Les applis de rencontre modifient-elles notre rapport à l’amour ?

Elles sont entrées dans nos vies presque naturellement. D’un glissement de doigt, on explore, on écarte, on “like”. Les applications de rencontre ont bouleversé nos façons de se croiser, de se chercher, de s’évaluer. Mais au-delà de l’usage pratique, elles modifient en profondeur notre rapport à l’amour, au désir et à l’autre.
La rencontre sous condition d’optimisation
Les applis proposent une promesse implicite : celle de la meilleure compatibilité, du match parfait, de la rencontre rationalisée. Ce fantasme d’efficacité affective glisse subtilement vers une logique de consommation : on scrolle des profils comme on comparerait des produits. Le lien se joue en amont de la rencontre, dans un tri algorithmique qui n’échappe pas à la hiérarchisation du corps, du capital social ou du style.

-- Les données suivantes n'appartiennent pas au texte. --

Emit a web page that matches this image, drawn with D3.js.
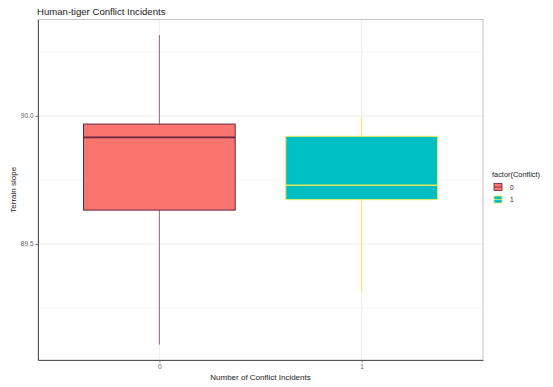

Une multiplication des possibles… et des fuites
Plus de choix, c’est plus de liberté ? Pas toujours. Le nombre illimité de profils crée souvent une illusion d’abondance qui empêche l’engagement réel. Pourquoi se lier à quelqu’un quand une meilleure option semble toujours possible ? Le désir devient volatile ; l’autre est évalué selon sa capacité à nous satisfaire rapidement. Cela transforme parfois la dynamique du lien en zapping affectif.
Le moi exposé, le sujet évité
Les applis imposent de se montrer : photos, descriptions, mises en scène de soi. Ce dispositif pousse souvent à la performance, à la séduction stratégique, plus qu’à la sincérité. Derrière cette mise en vitrine se cache parfois un évitement de l’intimité véritable. L’essentiel se passe avant même que le lien ne commence, dans l’arène du choix, de la séduction, du branding de soi.
Quand l’autre devient une option
Le glissement est subtil mais réel : l’autre n’est plus un sujet à rencontrer, mais une option à activer ou désactiver. Cela peut fragiliser la disponibilité psychique à l’amour. L’amour implique un certain renoncement à l’infini des possibles, un face-à-face, une durée. Ce que les applis rendent plus difficile, tant elles valorisent le mouvement, l’instant et la nouveauté.
Peut-on encore aimer dans ce cadre ?
Bien sûr, des histoires naissent sur les applis. Mais la structure même de ces dispositifs interroge la manière dont le lien s’y construit : sur quels fondements, avec quelles attentes, et avec quelle temporalité ? Aimer n’est pas impossible ; mais il faut pouvoir sortir, au moins un temps, de la logique de l’offre, pour réinvestir l’incertitude, la surprise, et l’accueil de l’imprévu.